====== Supplied data

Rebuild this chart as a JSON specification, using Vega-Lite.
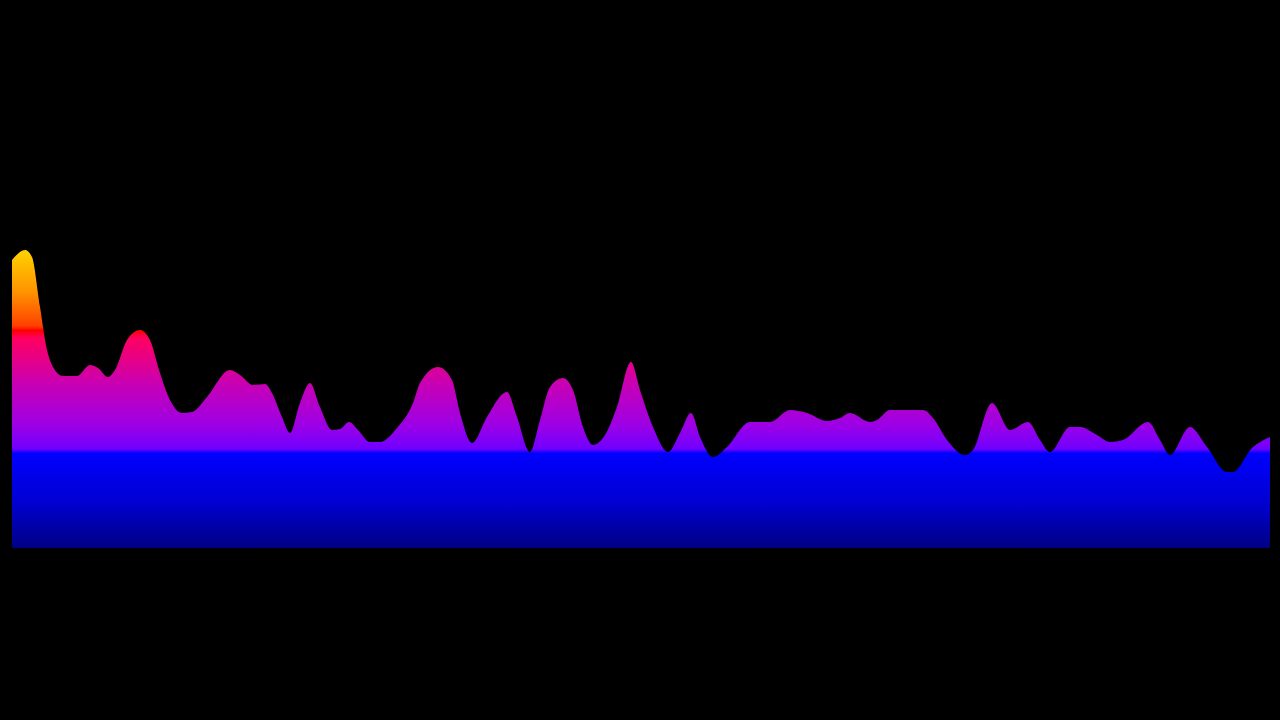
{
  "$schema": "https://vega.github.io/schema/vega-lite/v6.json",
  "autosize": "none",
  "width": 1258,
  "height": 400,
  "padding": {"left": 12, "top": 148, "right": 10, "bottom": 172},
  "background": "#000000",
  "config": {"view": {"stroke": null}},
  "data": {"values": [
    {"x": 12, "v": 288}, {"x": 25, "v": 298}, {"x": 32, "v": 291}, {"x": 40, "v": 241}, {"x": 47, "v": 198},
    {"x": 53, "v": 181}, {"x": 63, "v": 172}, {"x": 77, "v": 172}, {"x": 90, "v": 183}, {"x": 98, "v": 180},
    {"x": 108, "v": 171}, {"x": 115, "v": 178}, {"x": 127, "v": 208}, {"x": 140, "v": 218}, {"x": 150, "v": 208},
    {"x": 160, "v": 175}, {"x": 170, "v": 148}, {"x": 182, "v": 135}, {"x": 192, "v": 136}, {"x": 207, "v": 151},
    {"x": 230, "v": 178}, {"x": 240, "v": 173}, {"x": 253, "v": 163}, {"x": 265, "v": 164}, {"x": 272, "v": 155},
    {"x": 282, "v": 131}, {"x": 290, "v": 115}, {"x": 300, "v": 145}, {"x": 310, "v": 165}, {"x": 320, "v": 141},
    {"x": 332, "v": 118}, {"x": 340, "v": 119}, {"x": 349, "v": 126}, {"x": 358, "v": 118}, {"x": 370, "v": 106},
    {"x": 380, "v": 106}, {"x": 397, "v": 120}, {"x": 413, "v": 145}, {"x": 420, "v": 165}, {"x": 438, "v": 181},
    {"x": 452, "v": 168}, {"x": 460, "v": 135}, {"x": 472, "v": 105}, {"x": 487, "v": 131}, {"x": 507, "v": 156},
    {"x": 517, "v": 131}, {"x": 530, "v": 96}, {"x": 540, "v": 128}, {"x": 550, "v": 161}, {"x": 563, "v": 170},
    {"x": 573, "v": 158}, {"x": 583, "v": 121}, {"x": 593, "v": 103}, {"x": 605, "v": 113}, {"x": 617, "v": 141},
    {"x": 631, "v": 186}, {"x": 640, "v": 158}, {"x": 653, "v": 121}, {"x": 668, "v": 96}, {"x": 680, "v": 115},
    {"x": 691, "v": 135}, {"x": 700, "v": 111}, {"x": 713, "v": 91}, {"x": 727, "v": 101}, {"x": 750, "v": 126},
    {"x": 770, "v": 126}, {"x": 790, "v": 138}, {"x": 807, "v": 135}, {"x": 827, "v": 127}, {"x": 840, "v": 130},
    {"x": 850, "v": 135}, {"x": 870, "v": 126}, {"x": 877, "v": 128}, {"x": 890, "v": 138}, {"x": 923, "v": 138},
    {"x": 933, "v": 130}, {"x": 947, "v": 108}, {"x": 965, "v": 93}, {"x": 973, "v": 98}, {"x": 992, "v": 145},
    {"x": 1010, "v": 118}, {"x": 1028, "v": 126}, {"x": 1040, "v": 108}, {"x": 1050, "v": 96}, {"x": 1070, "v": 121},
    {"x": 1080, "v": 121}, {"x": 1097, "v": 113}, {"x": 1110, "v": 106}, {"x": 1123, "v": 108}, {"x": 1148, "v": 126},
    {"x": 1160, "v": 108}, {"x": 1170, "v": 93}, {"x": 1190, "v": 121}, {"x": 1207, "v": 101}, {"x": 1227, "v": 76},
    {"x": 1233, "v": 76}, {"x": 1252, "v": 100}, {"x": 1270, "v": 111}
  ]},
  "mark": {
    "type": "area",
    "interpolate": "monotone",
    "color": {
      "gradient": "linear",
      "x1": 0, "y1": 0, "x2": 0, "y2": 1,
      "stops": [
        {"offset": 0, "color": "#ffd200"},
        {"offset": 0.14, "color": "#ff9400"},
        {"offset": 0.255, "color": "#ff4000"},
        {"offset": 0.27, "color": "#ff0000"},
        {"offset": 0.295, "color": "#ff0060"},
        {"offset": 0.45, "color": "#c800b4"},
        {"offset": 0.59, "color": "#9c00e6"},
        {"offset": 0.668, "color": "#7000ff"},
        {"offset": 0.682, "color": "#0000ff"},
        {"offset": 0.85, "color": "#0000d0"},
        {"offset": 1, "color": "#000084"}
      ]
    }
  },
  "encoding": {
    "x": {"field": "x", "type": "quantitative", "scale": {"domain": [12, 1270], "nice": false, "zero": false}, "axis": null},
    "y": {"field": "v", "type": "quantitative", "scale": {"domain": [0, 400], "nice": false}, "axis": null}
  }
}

============

__What you should do__
Copy out all the data exactly; skip the pictures.

__Written answer__
Rebuild this chart as a JSON specification, using Vega-Lite.
{
  "$schema": "https://vega.github.io/schema/vega-lite/v6.json",
  "autosize": "none",
  "width": 1258,
  "height": 400,
  "padding": {"left": 12, "top": 148, "right": 10, "bottom": 172},
  "background": "#000000",
  "config": {"view": {"stroke": null}},
  "data": {"values": [
    {"x": 12, "v": 288}, {"x": 25, "v": 298}, {"x": 32, "v": 291}, {"x": 40, "v": 241}, {"x": 47, "v": 198},
    {"x": 53, "v": 181}, {"x": 63, "v": 172}, {"x": 77, "v": 172}, {"x": 90, "v": 183}, {"x": 98, "v": 180},
    {"x": 108, "v": 171}, {"x": 115, "v": 178}, {"x": 127, "v": 208}, {"x": 140, "v": 218}, {"x": 150, "v": 208},
    {"x": 160, "v": 175}, {"x": 170, "v": 148}, {"x": 182, "v": 135}, {"x": 192, "v": 136}, {"x": 207, "v": 151},
    {"x": 230, "v": 178}, {"x": 240, "v": 173}, {"x": 253, "v": 163}, {"x": 265, "v": 164}, {"x": 272, "v": 155},
    {"x": 282, "v": 131}, {"x": 290, "v": 115}, {"x": 300, "v": 145}, {"x": 310, "v": 165}, {"x": 320, "v": 141},
    {"x": 332, "v": 118}, {"x": 340, "v": 119}, {"x": 349, "v": 126}, {"x": 358, "v": 118}, {"x": 370, "v": 106},
    {"x": 380, "v": 106}, {"x": 397, "v": 120}, {"x": 413, "v": 145}, {"x": 420, "v": 165}, {"x": 438, "v": 181},
    {"x": 452, "v": 168}, {"x": 460, "v": 135}, {"x": 472, "v": 105}, {"x": 487, "v": 131}, {"x": 507, "v": 156},
    {"x": 517, "v": 131}, {"x": 530, "v": 96}, {"x": 540, "v": 128}, {"x": 550, "v": 161}, {"x": 563, "v": 170},
    {"x": 573, "v": 158}, {"x": 583, "v": 121}, {"x": 593, "v": 103}, {"x": 605, "v": 113}, {"x": 617, "v": 141},
    {"x": 631, "v": 186}, {"x": 640, "v": 158}, {"x": 653, "v": 121}, {"x": 668, "v": 96}, {"x": 680, "v": 115},
    {"x": 691, "v": 135}, {"x": 700, "v": 111}, {"x": 713, "v": 91}, {"x": 727, "v": 101}, {"x": 750, "v": 126},
    {"x": 770, "v": 126}, {"x": 790, "v": 138}, {"x": 807, "v": 135}, {"x": 827, "v": 127}, {"x": 840, "v": 130},
    {"x": 850, "v": 135}, {"x": 870, "v": 126}, {"x": 877, "v": 128}, {"x": 890, "v": 138}, {"x": 923, "v": 138},
    {"x": 933, "v": 130}, {"x": 947, "v": 108}, {"x": 965, "v": 93}, {"x": 973, "v": 98}, {"x": 992, "v": 145},
    {"x": 1010, "v": 118}, {"x": 1028, "v": 126}, {"x": 1040, "v": 108}, {"x": 1050, "v": 96}, {"x": 1070, "v": 121},
    {"x": 1080, "v": 121}, {"x": 1097, "v": 113}, {"x": 1110, "v": 106}, {"x": 1123, "v": 108}, {"x": 1148, "v": 126},
    {"x": 1160, "v": 108}, {"x": 1170, "v": 93}, {"x": 1190, "v": 121}, {"x": 1207, "v": 101}, {"x": 1227, "v": 76},
    {"x": 1233, "v": 76}, {"x": 1252, "v": 100}, {"x": 1270, "v": 111}
  ]},
  "mark": {
    "type": "area",
    "interpolate": "monotone",
    "color": {
      "gradient": "linear",
      "x1": 0, "y1": 0, "x2": 0, "y2": 1,
      "stops": [
        {"offset": 0, "color": "#ffd200"},
        {"offset": 0.14, "color": "#ff9400"},
        {"offset": 0.255, "color": "#ff4000"},
        {"offset": 0.27, "color": "#ff0000"},
        {"offset": 0.295, "color": "#ff0060"},
        {"offset": 0.45, "color": "#c800b4"},
        {"offset": 0.59, "color": "#9c00e6"},
        {"offset": 0.668, "color": "#7000ff"},
        {"offset": 0.682, "color": "#0000ff"},
        {"offset": 0.85, "color": "#0000d0"},
        {"offset": 1, "color": "#000084"}
      ]
    }
  },
  "encoding": {
    "x": {"field": "x", "type": "quantitative", "scale": {"domain": [12, 1270], "nice": false, "zero": false}, "axis": null},
    "y": {"field": "v", "type": "quantitative", "scale": {"domain": [0, 400], "nice": false}, "axis": null}
  }
}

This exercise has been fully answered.